520 Broadhollow Road, Suite 200
Melville, New York 11747

Gentlemen:

         We have acted as counsel to IMN Financial Corp. (the "Company") in
connection with its filing of a registration statement on Form  SB-2
(Registration No. 333- , the "Registration Statement") covering 2,017,651
shares of common stock $.001 par value (the "Common Stock") to be sold by
selling security holders ("Selling Security Holders").

         In our capacity as counsel to the Company, we have examined the
Company's Certificate of Incorporation and By-laws, as amended to date, and
the minutes and other corporate proceedings of the Company.

         With respect to factual matters, we have relied upon statements and
certificates of officers of the Company. We have also reviewed such other
matters of law and examined and relied upon such other documents, records and
certificates as we have deemed relevant hereto. In all such examinations we
have assumed conformity with the original documents of all documents submitted
to us as conformed or photostatic copies, the authenticity of all documents
submitted to us as originals and the genuineness of all signatures on all
documents submitted to us.

         On the basis of the foregoing, we are of the opinion that:

                  The shares of Common Stock covered by this Registration
Statement have been validly authorized and will when sold as contemplated by
the Registration Statement, be legally issued, fully paid and non-assessable.

         We hereby consent to the filing of this opinion as an exhibit to 
the Registration Statement and to the reference made to us under the caption
"Legal Matters" in the prospectus constituting the Registration Statement.

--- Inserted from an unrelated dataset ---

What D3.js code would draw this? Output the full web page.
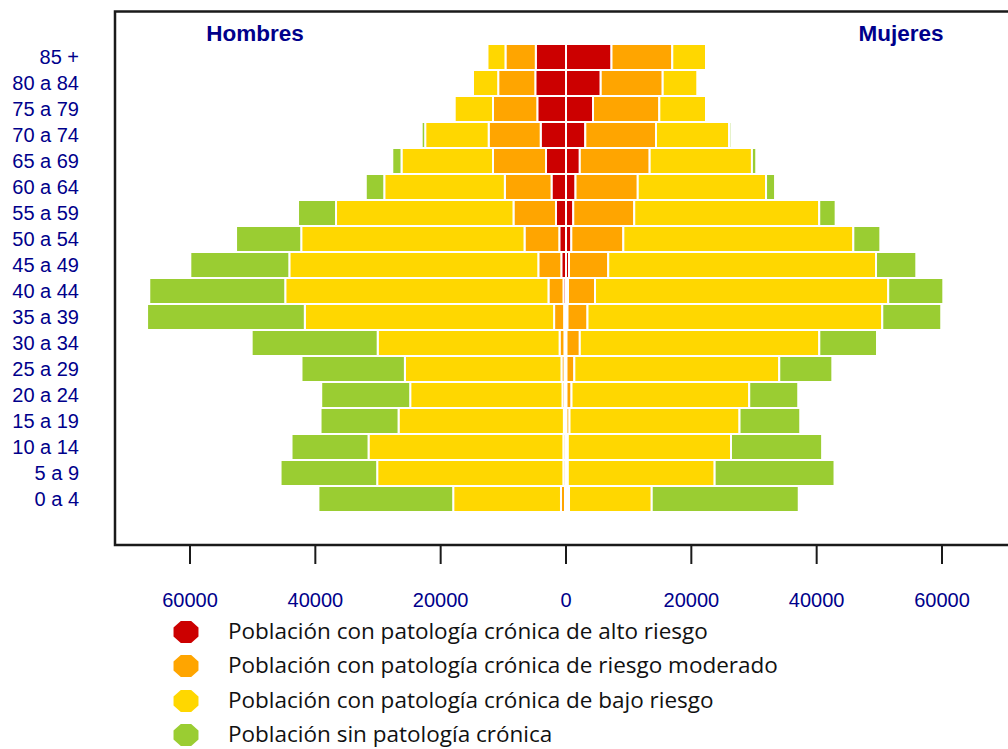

                                                  Very truly yours,

                                                  /s/ GSKF
                                                  Gersten, Savage, Kaplowitz &
                                                  Fredericks, LLP



<PAGE>


                                                                  Exhibit 23.1


                        Consent of Independent Auditors

We consent to the reference to our firm under the caption "Experts" and to the
use of our reports dated March 24, 1997, in the Registration Statement (Form 
SB-2) and related prospectus of IMN Financial Corp. for the registration of
2,017,651 shares of its common stock.


                                               /s/ Werblin, Casuccio & Moses
                                               Werblin, Casuccio & Moses, P.C.